"Alexa, what do you do for fun?" Characterizing playful requests with
virtual assistants
- URL: http://arxiv.org/abs/2105.05571v1
- Date: Wed, 12 May 2021 10:48:00 GMT
- Title: "Alexa, what do you do for fun?" Characterizing playful requests with
virtual assistants
- Authors: Chen Shani, Alexander Libov, Sofia Tolmach, Liane Lewin-Eytan, Yoelle
Maarek, Dafna Shahaf
- Abstract summary: We introduce a taxonomy of playful requests rooted in theories of humor and refined by analyzing real-world traffic from Alexa.
Our conjecture is that understanding such utterances will improve user experience with virtual assistants.
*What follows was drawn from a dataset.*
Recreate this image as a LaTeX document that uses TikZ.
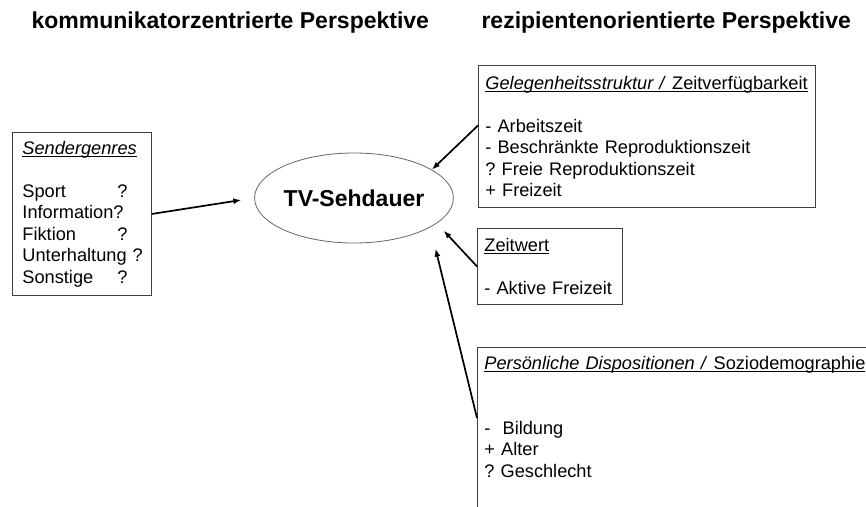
\documentclass[tikz,border=0pt]{standalone}
\usepackage{fontspec}
\setmainfont{Liberation Sans}
\usepackage{tikz}
\usetikzlibrary{shapes.geometric,arrows.meta}
\frenchspacing
\newcommand{\unterstr}[1]{\leavevmode\setbox0\hbox{#1}\rlap{\rule[-2.6pt]{\wd0}{0.9pt}}\box0}
\tikzstyle{infobox} = [draw=black!75, line width=0.9pt, fill=white, rectangle, align=left, anchor=north west, inner xsep=7pt, font=\fontsize{18.2}{21.5}\selectfont]
\tikzstyle{perspektive} = [anchor=base west, font=\fontsize{23}{27}\selectfont\bfseries]
\tikzstyle{zentrum} = [draw=black!60, line width=0.8pt, ellipse, minimum width=192pt, minimum height=90pt, inner sep=0pt, font=\fontsize{23}{27}\selectfont\bfseries]
\tikzstyle{pfeil} = [-{Latex[length=8pt,width=6pt]}, line width=1.7pt]

\begin{document}
\begin{tikzpicture}[x=1pt,y=-1pt]
	\path[fill=white, use as bounding box] (0,0) rectangle (866,506);
	\clip (0,0) rectangle (866,506);
	% Perspektiven
	\node[perspektive] (kommunikator) at (28,28) {kommunikatorzentrierte Perspektive};
	\node[perspektive] (rezipient) at (478,28) {rezipientenorientierte Perspektive};
	% Mitte
	\node[zentrum] (sehdauer) at (354,198) {TV-Sehdauer};
	% Kaesten
	\node[infobox, inner xsep=10pt, text width=119pt, minimum height=163pt] (genres) at (12,132) {
		\unterstr{\textit{Sendergenres}}\\ \mbox{}\\
		\makebox[95pt][l]{Sport}?\\
		Information?\\
		\makebox[95pt][l]{Fiktion}?\\
		\mbox{Unterhaltung ?}\\
		\makebox[95pt][l]{Sonstige}?};
	\node[infobox, text width=323pt, minimum height=142pt] (gelegenheit) at (478,65) {
		\unterstr{\textit{Gelegenheitsstruktur /} Zeitverfügbarkeit}\\ \mbox{}\\
		- Arbeitszeit\\
		- Beschränkte Reproduktionszeit\\
		? Freie Reproduktionszeit\\
		+ Freizeit};
	\node[infobox, text width=131pt, minimum height=76pt] (zeitwert) at (477,228) {
		\unterstr{Zeitwert}\\ \mbox{}\\
		- Aktive Freizeit};
	\node[infobox, text width=420pt, inner ysep=9pt] (dispositionen) at (477,347) {
		\unterstr{\textit{Persönliche Dispositionen /} Soziodemographie}\\ \mbox{}\\ \mbox{}\\
		-\ \ Bildung\\
		+ Alter\\
		? Geschlecht\\ \mbox{}\\ \mbox{}};
	% Pfeile
	\draw[pfeil, shorten >=13pt] (genres.east) -- (sehdauer.west);
	\draw[pfeil] ([yshift=11pt]gelegenheit.west) -- (sehdauer.20);
	\draw[pfeil, shorten >=10pt] (zeitwert.west) -- (sehdauer.-17);
	\draw[pfeil, shorten >=22pt] ([yshift=-71pt]dispositionen.north west) -- (sehdauer.-21);
\end{tikzpicture}
\end{document}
- Score: 68.48043257125678
- License: http://arxiv.org/licenses/nonexclusive-distrib/1.0/
- Abstract: Virtual assistants such as Amazon's Alexa, Apple's Siri, Google Home, and
Microsoft's Cortana, are becoming ubiquitous in our daily lives and
successfully help users in various daily tasks, such as making phone calls or
playing music. Yet, they still struggle with playful utterances, which are not
meant to be interpreted literally. Examples include jokes or absurd requests or
questions such as, "Are you afraid of the dark?", "Who let the dogs out?", or
"Order a zillion gummy bears". Today, virtual assistants often return
irrelevant answers to such utterances, except for hard-coded ones addressed by
canned replies.
To address the challenge of automatically detecting playful utterances, we
first characterize the different types of playful human-virtual assistant
interaction. We introduce a taxonomy of playful requests rooted in theories of
humor and refined by analyzing real-world traffic from Alexa. We then focus on
one node, personification, where users refer to the virtual assistant as a
person ("What do you do for fun?"). Our conjecture is that understanding such
utterances will improve user experience with virtual assistants. We conducted a
Wizard-of-Oz user study and showed that endowing virtual assistant s with the
ability to identify humorous opportunities indeed has the potential to increase
user satisfaction. We hope this work will contribute to the understanding of
the landscape of the problem and inspire novel ideas and techniques towards the
vision of giving virtual assistants a sense of humor.